Buying Premium Bonds for a child can be part of the overall financial strategy to save and potentially grow savings. When budgeting and saving, it’s important to consider the cost of raising a child in the UK, as well as exploring other savings and investment options that align with one’s financial goals and circumstances.
Managing Premium Bonds for Children: Unclaimed Prizes for Under 16s
Parents or guardians have a key duty to manage children’s Premium Bonds. They manage the bonds up until the child reaches 16; this includes making new purchases, keeping track of earnings, and making sure contact information is current. Unclaimed awards are a real problem, frequently as a result of inaccurate information. The child’s account needs to be checked frequently. Any prizes won need to be claimed retrospectively. Effective management guarantees that every win increases the child’s savings while also maximising the prospective returns on the child’s account.
FAQ
How many Premium Bonds can a child have?
Parents, grandparents and family members can buy Premium Bonds for a child, and a child’s account can have multiple guardians linked to it. However, the total amount a child can have in premium bonds is £50,000.

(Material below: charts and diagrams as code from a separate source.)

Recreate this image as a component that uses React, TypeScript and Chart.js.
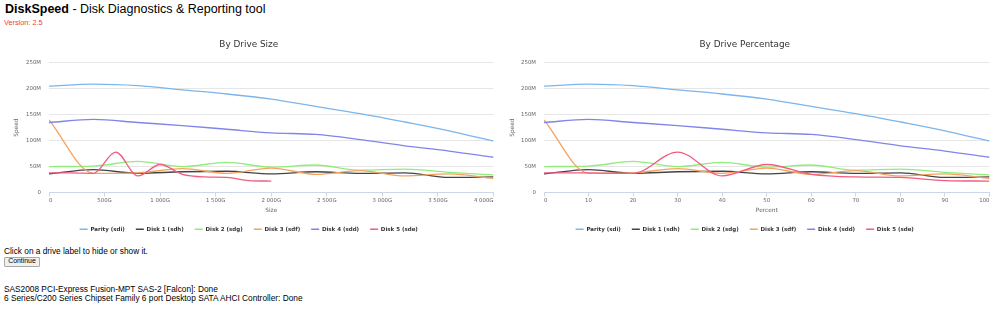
import { useEffect, useRef } from 'react';
import { Chart, registerables } from 'chart.js';

Chart.register(...registerables);

// Measurement points along each drive, in percent of its capacity
const percentSteps = [0, 10, 20, 30, 40, 50, 60, 70, 80, 90, 100];

const driveLabels = ['Parity (sdi)', 'Disk 1 (sdh)', 'Disk 2 (sdg)', 'Disk 3 (sdf)', 'Disk 4 (sdd)', 'Disk 5 (sde)'];
const driveSizesG = [4000, 4000, 4000, 4000, 4000, 2000];
const driveColors = ['#7cb5ec', '#434348', '#90ed7d', '#f7a35c', '#8085e9', '#f15c80'];

// Read speed (MB/s) at each percent step
const paritySpeed = [205, 209, 206, 198, 190, 180, 166, 152, 136, 119, 99];
const disk1Speed = [36, 44, 37, 40, 41, 36, 40, 37, 38, 29, 30];
const disk2Speed = [50, 51, 60, 50, 58, 49, 53, 43, 45, 39, 34];
const disk3Speed = [140, 37, 38, 46, 37, 47, 35, 42, 32, 36, 27];
const disk4Speed = [135, 141, 135, 129, 122, 115, 112, 102, 90, 80, 68];
const disk5Speed = [38, 38, 37, 78, 32, 54, 35, 30, 29, 23, 22];

const driveSpeeds = [paritySpeed, disk1Speed, disk2Speed, disk3Speed, disk4Speed, disk5Speed];

const speedTickValues = [0, 50, 100, 150, 200, 250];
const speedTickLabels = ['0', '50M', '100M', '150M', '200M', '250M'];
const sizeTickValues = [0, 500, 1000, 1500, 2000, 2500, 3000, 3500, 4000];
const sizeTickLabels = ['0', '500G', '1 000G', '1 500G', '2 000G', '2 500G', '3 000G', '3 500G', '4 000G'];
const percentTickValues = [0, 10, 20, 30, 40, 50, 60, 70, 80, 90, 100];
const percentTickLabels = ['0', '10', '20', '30', '40', '50', '60', '70', '80', '90', '100'];

Chart.defaults.font.family = '"DejaVu Sans", sans-serif';

type Kind = 'size' | 'percent';

function buildConfig(kind: Kind, yWidth: number): any {
  const isSize = kind === 'size';
  const datasets = driveLabels.map((label, d) => ({
    label,
    data: percentSteps.map((p, i) => ({
      x: isSize ? (driveSizesG[d] * p) / 100 : p,
      y: driveSpeeds[d][i],
    })),
    borderColor: driveColors[d],
    backgroundColor: driveColors[d],
    borderWidth: 1.3,
    pointRadius: 0,
    cubicInterpolationMode: 'monotone',
    fill: false,
    order: driveLabels.length - d,
  }));

  const xValues = isSize ? sizeTickValues : percentTickValues;
  const xLabels = isSize ? sizeTickLabels : percentTickLabels;

  return {
    type: 'line',
    data: { datasets },
    options: {
      animation: false,
      responsive: false,
      layout: { padding: { left: 0, right: 6.5, top: 0, bottom: 0 } },
      plugins: {
        title: {
          display: true,
          text: isSize ? 'By Drive Size' : 'By Drive Percentage',
          color: '#333333',
          font: { size: 8.9, weight: 'normal' },
          padding: { top: 7.5, bottom: 12.7 },
        },
        legend: {
          position: 'bottom',
          labels: {
            usePointStyle: true,
            pointStyle: 'line',
            pointStyleWidth: 8,
            boxHeight: 5.5,
            padding: 11,
            color: '#333333',
            font: { size: 5.5, weight: 'bold' },
            sort: (a: any, b: any) => a.datasetIndex - b.datasetIndex,
          },
        },
        tooltip: { enabled: false },
      },
      scales: {
        x: {
          type: 'linear',
          min: 0,
          max: isSize ? 4000 : 100,
          afterBuildTicks: (s: any) => {
            s.ticks = xValues.map((v) => ({ value: v }));
          },
          afterFit: (s: any) => {
            s.height = 23;
          },
          ticks: {
            color: '#666666',
            font: { size: 5.4 },
            padding: 0.5,
            maxRotation: 0,
            autoSkip: false,
            align: 'inner',
            callback: (v: number) => xLabels[xValues.indexOf(v)] ?? '',
          },
          grid: {
            drawOnChartArea: false,
            drawTicks: true,
            tickLength: 4,
            color: '#ccd6eb',
          },
          border: { display: true, color: '#ccd6eb' },
          title: {
            display: true,
            text: isSize ? 'Size' : 'Percent',
            color: '#666666',
            font: { size: 5.8 },
            padding: { top: 0, bottom: 1.5 },
          },
        },
        y: {
          type: 'linear',
          min: 0,
          max: 250,
          afterBuildTicks: (s: any) => {
            s.ticks = speedTickValues.map((v) => ({ value: v }));
          },
          afterFit: (s: any) => {
            s.width = yWidth;
          },
          ticks: {
            color: '#666666',
            font: { size: 5.4 },
            padding: 8,
            callback: (v: number) => speedTickLabels[speedTickValues.indexOf(v)] ?? '',
          },
          grid: { color: '#e6e6e6', drawTicks: false },
          border: { display: false },
          title: {
            display: true,
            text: 'Speed',
            color: '#666666',
            font: { size: 5.8 },
            padding: { top: 9.1, bottom: 0 },
          },
        },
      },
    },
  };
}

function SpeedChart({ kind, left, yWidth }: { kind: Kind; left: number; yWidth: number }) {
  const ref = useRef<HTMLCanvasElement>(null);
  useEffect(() => {
    const chart = new Chart(ref.current as HTMLCanvasElement, buildConfig(kind, yWidth));
    return () => chart.destroy();
  }, [kind, yWidth]);
  return (
    <canvas
      ref={ref}
      width={496}
      height={210}
      style={{ position: 'absolute', left, top: 32, width: 496, height: 210 }}
    />
  );
}

const pageFont = '"Liberation Sans", Arial, sans-serif';

export default function App() {
  return (
    <div
      style={{
        position: 'absolute',
        left: 0,
        top: 0,
        width: 1000,
        height: 312,
        background: '#ffffff',
        fontFamily: pageFont,
        color: '#000000',
        overflow: 'hidden',
      }}
    >
      <div style={{ position: 'absolute', left: 5, top: 2.7, fontSize: 12.5, lineHeight: 1, whiteSpace: 'nowrap' }}>
        <b>DiskSpeed</b> - Disk Diagnostics &amp; Reporting tool
      </div>
      <div style={{ position: 'absolute', left: 4, top: 18.7, fontSize: 7.3, lineHeight: 1, color: '#ee3b3b' }}>
        Version: 2.5
      </div>

      <SpeedChart kind="size" left={4} yWidth={45} />
      <SpeedChart kind="percent" left={500} yWidth={44} />

      <div style={{ position: 'absolute', left: 4, top: 247, fontSize: 8.3, lineHeight: 1, whiteSpace: 'nowrap' }}>
        Click on a drive label to hide or show it.
      </div>
      <button
        style={{
          position: 'absolute',
          left: 4,
          top: 256.7,
          width: 36,
          height: 10,
          padding: 0,
          fontSize: 6.9,
          lineHeight: 1,
          fontFamily: pageFont,
          background: '#f0f0f0',
          border: '1px solid #a9a9a9',
          borderRadius: 1,
          color: '#000000',
        }}
      >
        Continue
      </button>
      <div style={{ position: 'absolute', left: 4, top: 285.3, fontSize: 8.3, lineHeight: 1, whiteSpace: 'nowrap' }}>
        SAS2008 PCI-Express Fusion-MPT SAS-2 [Falcon]: Done
      </div>
      <div style={{ position: 'absolute', left: 4, top: 293.8, fontSize: 8.3, lineHeight: 1, whiteSpace: 'nowrap' }}>
        6 Series/C200 Series Chipset Family 6 port Desktop SATA AHCI Controller: Done
      </div>
    </div>
  );
}
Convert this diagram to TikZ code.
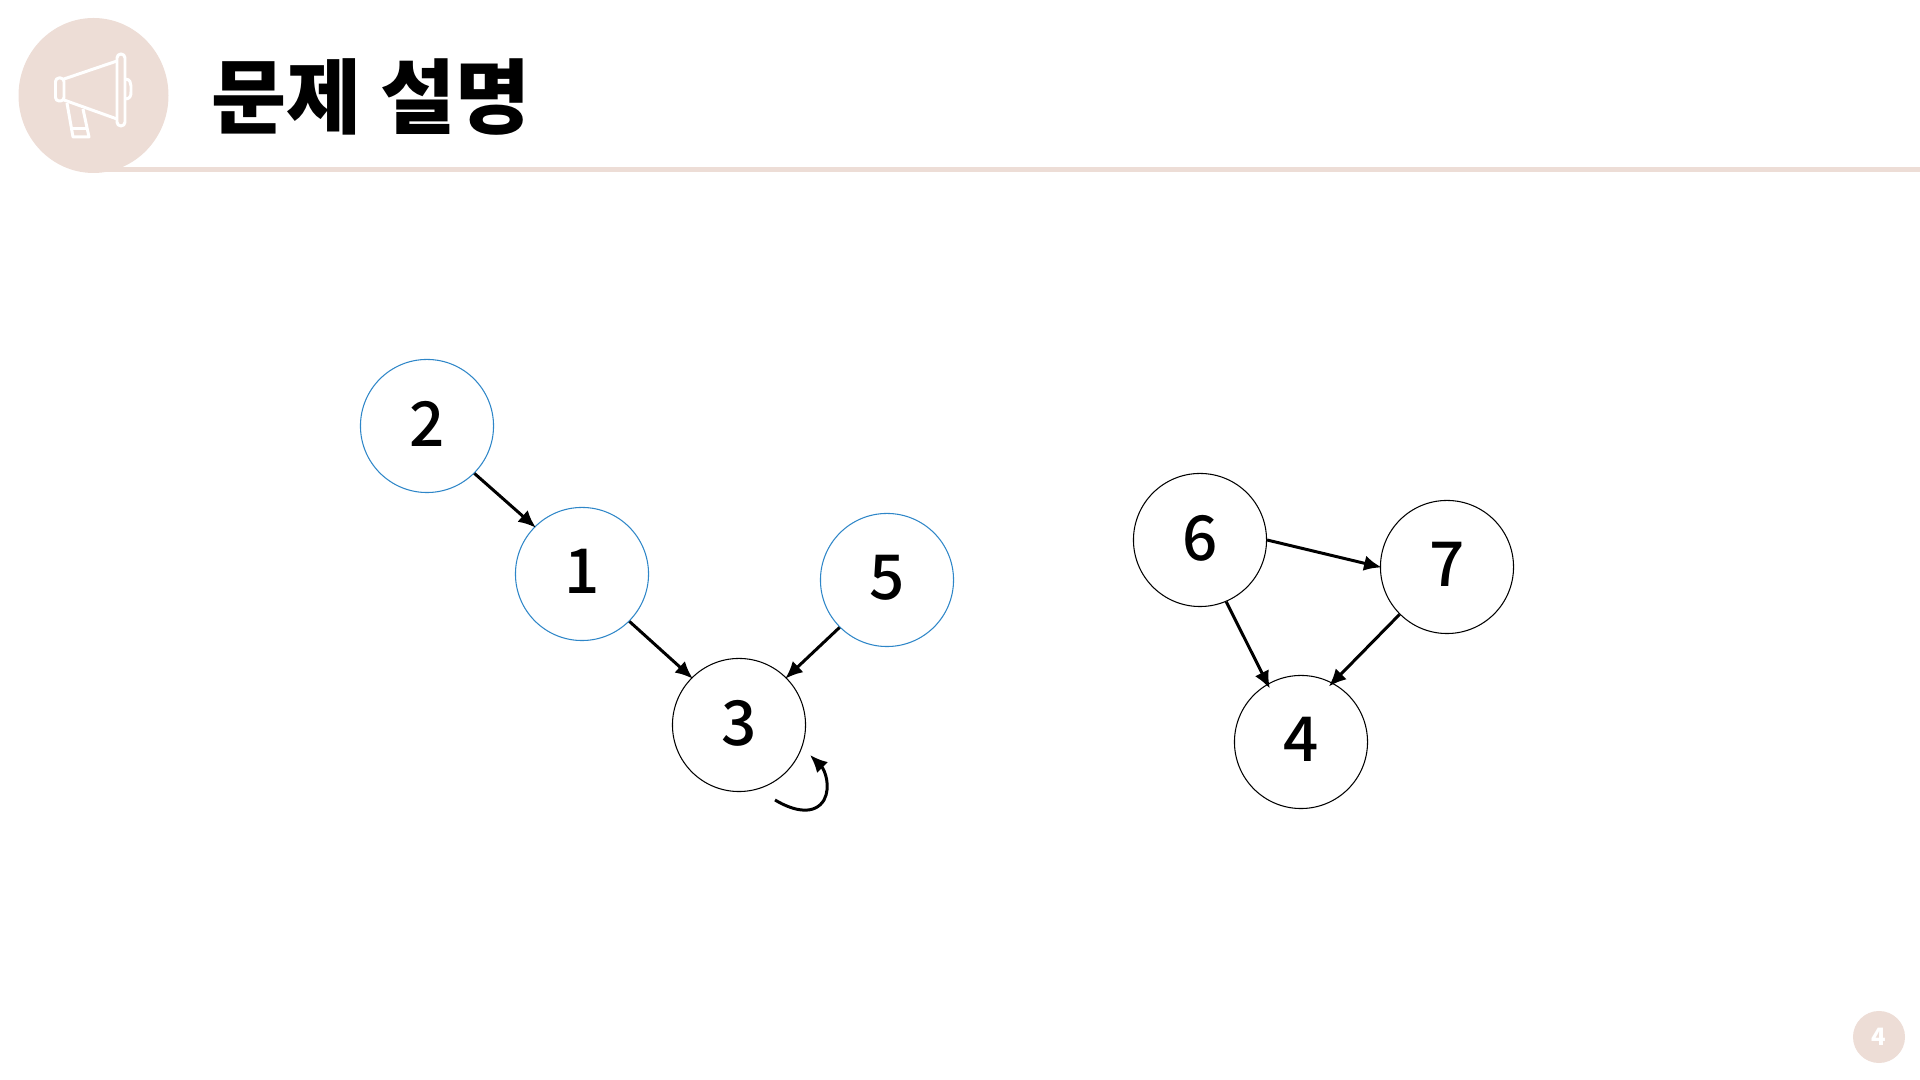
\documentclass[tikz,border=0pt]{standalone}
\usepackage{fontspec}
\setmainfont{Noto Sans CJK KR}
\newfontfamily\digitfont{Noto Sans CJK KR Medium}
\usepackage{tikz}
\usetikzlibrary{arrows.meta}
\definecolor{accent}{HTML}{EDDDD6}
\definecolor{nodeblue}{HTML}{2E86C8}
\tikzset{
  vertex/.style={circle, draw=black, fill=white, line width=0.3pt, minimum size=1.33cm, inner sep=0pt, text depth=0pt, font=\digitfont\fontsize{17.6}{20}\selectfont},
  visited/.style={vertex, draw=nodeblue},
  edge/.style={-{Latex[length=5pt,width=4.4pt]}, line width=0.85pt, shorten >=-0.5pt},
  icon/.style={white, line width=0.85pt, line join=round}
}
\begin{document}
\begin{tikzpicture}[x=0.01cm,y=-0.01cm]
\useasboundingbox (0,0) rectangle (1920,1080);
% header
\fill[accent] (100,167) rectangle (1920,172);
\fill[accent] (93.5,95.5) ellipse (75 and 77.5);
\node[font=\fontsize{23.2}{26}\selectfont\bfseries, anchor=west, inner sep=0pt] (title) at (211,97) {문제 설명};
% megaphone
\draw[icon, rounded corners=1.1pt] (117,54) rectangle (125,126);
\draw[icon, rounded corners=1pt] (55.5,78) rectangle (64,101);
\draw[icon] (64,79) -- (117,61) (64,100) -- (117,119);
\draw[icon] (125,79) .. controls (130,79) and (131,83) .. (131,86) -- (131,92) .. controls (131,96) and (130,99) .. (125,99);
\draw[icon] (67,103) -- (73,137) -- (89,137) -- (83,109);
\draw[icon] (72,129) -- (87,129);
% vertices
\foreach \n/\x/\y in {2/427/426,1/582/574,5/887/580} {
  \node[visited] (n\n) at (\x,\y) {\raisebox{1.3pt}{\n}};
}
\foreach \n/\x/\y in {3/739/725,6/1200/540,7/1447/567,4/1301/742} {
  \node[vertex] (n\n) at (\x,\y) {\raisebox{1.3pt}{\n}};
}
% edges
\foreach \a/\b/\p/\q in {2/1/-45/135,1/3/-45/135,5/3/-135/45,6/7/0/180} {
  \draw[edge] (n\a.\p) -- (n\b.\q);
}
\draw[edge, shorten >=-1.5pt] (n6.-67) -- (n4.120);
\draw[edge, shorten >=-1.5pt] (n7.-135) -- (n4.62);
\coordinate (loopa) at (775,800);
\coordinate (loopb) at (810,755);
\draw[edge, shorten >=0pt] (loopa) .. controls (795,812) and (815,815) .. (824,800) .. controls (831,787) and (825,770) .. (loopb);
% page number
\node[circle, fill=accent, minimum size=0.52cm, inner sep=0pt, text=white, font=\fontsize{6.8}{8}\selectfont\bfseries] (page) at (1879,1037) {4};
\end{tikzpicture}
\end{document}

What happens if your child wins Premium Bonds?
Once a child wins the jackpot, the money goes to the parent or guardian in charge of the child’s account. The parent or ‘responsible person’ looking after the child’s bond will determine what to do with the prize money.
Are Premium Bonds safe and secure?
Yes, Premium Bonds are safe and secure. They are authorised and regulated by the Treasury and backed by the government. It means your money is 100% protected, and the amount you put into a premium bond is the amount you are paid back.
*As with all investing, financial instruments involve inherent risks, including loss of capital, market fluctuations and liquidity risk. Past performance is no guarantee of future results. It is important to consider your risk tolerance and investment objectives before proceeding.